What you are asked to do: Print the listing below from its opening line through the line holding "Chart.register(...registerables);", both ends included.

Raw data:
-------

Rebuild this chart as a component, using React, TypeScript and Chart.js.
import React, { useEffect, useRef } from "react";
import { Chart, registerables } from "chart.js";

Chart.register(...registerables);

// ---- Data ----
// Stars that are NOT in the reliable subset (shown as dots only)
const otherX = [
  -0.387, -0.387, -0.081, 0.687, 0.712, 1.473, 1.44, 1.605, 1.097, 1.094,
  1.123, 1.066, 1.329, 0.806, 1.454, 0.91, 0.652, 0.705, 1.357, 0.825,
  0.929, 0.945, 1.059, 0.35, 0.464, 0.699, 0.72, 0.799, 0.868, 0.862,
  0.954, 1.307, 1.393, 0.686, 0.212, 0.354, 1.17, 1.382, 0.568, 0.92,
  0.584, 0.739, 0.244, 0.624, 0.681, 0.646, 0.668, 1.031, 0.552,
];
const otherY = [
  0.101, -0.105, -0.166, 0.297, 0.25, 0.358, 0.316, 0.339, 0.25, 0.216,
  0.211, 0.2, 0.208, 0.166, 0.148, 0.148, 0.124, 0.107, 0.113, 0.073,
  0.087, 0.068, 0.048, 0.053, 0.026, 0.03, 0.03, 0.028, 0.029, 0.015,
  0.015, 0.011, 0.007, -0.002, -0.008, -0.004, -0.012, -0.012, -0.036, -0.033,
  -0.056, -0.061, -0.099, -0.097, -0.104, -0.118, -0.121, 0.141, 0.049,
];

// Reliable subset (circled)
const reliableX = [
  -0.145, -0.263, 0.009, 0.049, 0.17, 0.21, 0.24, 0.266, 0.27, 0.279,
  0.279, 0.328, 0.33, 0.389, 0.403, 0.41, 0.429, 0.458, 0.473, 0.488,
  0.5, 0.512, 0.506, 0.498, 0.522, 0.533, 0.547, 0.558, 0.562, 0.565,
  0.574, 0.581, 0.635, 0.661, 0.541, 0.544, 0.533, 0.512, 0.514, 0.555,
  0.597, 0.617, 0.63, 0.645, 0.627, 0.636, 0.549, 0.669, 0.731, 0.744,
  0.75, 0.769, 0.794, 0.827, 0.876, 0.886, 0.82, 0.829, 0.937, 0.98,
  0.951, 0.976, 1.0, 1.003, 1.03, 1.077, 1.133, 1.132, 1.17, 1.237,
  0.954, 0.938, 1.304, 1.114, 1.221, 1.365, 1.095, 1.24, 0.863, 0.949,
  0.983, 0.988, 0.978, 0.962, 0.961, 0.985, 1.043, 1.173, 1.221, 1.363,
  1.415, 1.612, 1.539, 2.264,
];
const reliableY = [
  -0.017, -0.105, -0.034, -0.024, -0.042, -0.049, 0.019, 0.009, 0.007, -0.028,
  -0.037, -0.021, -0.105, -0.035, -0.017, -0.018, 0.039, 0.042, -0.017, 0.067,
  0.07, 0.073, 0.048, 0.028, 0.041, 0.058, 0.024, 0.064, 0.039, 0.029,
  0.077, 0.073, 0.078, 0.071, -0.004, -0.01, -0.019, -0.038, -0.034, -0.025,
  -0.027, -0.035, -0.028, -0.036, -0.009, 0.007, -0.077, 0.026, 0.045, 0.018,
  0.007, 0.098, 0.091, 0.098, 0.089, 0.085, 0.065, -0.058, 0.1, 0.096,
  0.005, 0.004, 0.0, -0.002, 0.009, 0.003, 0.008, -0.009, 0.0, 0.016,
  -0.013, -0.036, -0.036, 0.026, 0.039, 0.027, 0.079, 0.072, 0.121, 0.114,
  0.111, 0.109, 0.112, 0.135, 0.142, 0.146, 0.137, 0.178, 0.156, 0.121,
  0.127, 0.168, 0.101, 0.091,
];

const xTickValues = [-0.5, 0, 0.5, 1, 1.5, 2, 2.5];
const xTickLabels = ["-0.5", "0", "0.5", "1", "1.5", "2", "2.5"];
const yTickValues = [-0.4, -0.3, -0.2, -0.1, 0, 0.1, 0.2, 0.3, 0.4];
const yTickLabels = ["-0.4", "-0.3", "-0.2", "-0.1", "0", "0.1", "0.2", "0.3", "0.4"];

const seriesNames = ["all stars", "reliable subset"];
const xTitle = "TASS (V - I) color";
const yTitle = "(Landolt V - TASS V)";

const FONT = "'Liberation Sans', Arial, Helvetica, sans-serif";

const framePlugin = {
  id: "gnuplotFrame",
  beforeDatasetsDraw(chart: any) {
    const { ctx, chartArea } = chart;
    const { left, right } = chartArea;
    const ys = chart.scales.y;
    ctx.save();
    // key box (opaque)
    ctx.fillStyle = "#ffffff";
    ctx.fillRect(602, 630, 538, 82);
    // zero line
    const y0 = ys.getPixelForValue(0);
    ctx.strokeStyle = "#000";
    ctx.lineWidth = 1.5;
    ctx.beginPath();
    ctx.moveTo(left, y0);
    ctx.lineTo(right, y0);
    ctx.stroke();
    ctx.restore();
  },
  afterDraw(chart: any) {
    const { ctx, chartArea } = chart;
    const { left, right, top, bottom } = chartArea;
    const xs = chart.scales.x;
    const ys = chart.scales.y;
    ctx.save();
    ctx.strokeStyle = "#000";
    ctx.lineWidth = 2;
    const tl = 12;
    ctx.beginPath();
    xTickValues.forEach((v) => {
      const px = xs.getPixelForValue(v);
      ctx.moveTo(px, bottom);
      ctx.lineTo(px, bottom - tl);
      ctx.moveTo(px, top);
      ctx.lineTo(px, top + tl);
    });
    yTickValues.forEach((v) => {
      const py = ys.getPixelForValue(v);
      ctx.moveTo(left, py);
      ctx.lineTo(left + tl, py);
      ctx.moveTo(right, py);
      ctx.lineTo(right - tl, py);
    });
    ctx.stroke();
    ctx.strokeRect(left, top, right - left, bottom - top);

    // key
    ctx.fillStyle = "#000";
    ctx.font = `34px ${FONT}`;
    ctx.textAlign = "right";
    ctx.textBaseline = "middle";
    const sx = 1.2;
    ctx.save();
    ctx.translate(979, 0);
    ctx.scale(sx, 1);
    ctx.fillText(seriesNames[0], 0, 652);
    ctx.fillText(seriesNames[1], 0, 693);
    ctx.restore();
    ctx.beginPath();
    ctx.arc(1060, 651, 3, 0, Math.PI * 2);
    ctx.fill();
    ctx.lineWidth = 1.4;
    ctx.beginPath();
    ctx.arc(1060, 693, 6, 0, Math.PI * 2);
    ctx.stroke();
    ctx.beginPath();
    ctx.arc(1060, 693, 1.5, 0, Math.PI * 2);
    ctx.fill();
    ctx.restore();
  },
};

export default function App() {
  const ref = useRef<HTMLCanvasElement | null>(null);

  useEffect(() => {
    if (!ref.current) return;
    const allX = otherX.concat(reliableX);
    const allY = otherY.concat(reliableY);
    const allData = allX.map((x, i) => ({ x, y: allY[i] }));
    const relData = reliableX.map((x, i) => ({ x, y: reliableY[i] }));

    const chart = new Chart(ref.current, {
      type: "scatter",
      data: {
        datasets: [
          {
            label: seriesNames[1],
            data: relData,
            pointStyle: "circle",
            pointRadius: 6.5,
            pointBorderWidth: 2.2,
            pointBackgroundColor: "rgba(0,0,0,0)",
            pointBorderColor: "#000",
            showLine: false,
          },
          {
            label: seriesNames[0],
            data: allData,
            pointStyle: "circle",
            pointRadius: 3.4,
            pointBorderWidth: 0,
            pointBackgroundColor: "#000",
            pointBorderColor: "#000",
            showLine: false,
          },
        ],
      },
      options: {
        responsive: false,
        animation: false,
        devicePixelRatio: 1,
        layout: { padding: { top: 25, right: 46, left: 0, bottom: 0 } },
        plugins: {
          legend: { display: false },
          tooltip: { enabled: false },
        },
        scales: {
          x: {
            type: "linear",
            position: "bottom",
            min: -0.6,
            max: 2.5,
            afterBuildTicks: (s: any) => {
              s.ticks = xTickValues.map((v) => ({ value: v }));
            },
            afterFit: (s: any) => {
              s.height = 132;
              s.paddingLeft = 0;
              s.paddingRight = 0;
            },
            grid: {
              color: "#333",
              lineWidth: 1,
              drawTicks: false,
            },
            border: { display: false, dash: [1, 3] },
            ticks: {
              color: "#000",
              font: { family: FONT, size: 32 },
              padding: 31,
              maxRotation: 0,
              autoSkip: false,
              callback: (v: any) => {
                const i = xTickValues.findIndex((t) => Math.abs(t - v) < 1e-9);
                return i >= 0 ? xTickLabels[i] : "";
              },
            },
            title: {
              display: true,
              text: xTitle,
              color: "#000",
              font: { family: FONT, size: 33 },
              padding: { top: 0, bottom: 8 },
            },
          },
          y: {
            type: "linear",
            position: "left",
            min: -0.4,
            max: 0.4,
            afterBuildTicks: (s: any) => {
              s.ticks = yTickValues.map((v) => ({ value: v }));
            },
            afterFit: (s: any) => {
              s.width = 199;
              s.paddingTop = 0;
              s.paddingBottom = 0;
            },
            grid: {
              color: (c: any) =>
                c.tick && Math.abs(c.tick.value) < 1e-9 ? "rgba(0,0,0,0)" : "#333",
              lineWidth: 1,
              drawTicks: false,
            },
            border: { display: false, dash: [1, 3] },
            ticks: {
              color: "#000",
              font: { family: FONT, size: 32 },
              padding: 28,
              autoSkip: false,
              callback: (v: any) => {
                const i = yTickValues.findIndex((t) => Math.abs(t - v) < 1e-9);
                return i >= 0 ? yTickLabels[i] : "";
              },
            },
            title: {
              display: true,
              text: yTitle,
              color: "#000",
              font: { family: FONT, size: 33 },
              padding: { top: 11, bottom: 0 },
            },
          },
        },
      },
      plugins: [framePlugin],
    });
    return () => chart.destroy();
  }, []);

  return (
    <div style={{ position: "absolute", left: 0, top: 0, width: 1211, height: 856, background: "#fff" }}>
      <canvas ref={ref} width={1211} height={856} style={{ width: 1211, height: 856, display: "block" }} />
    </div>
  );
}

-------

Finished answer:
Rebuild this chart as a component, using React, TypeScript and Chart.js.
import React, { useEffect, useRef } from "react";
import { Chart, registerables } from "chart.js";

Chart.register(...registerables);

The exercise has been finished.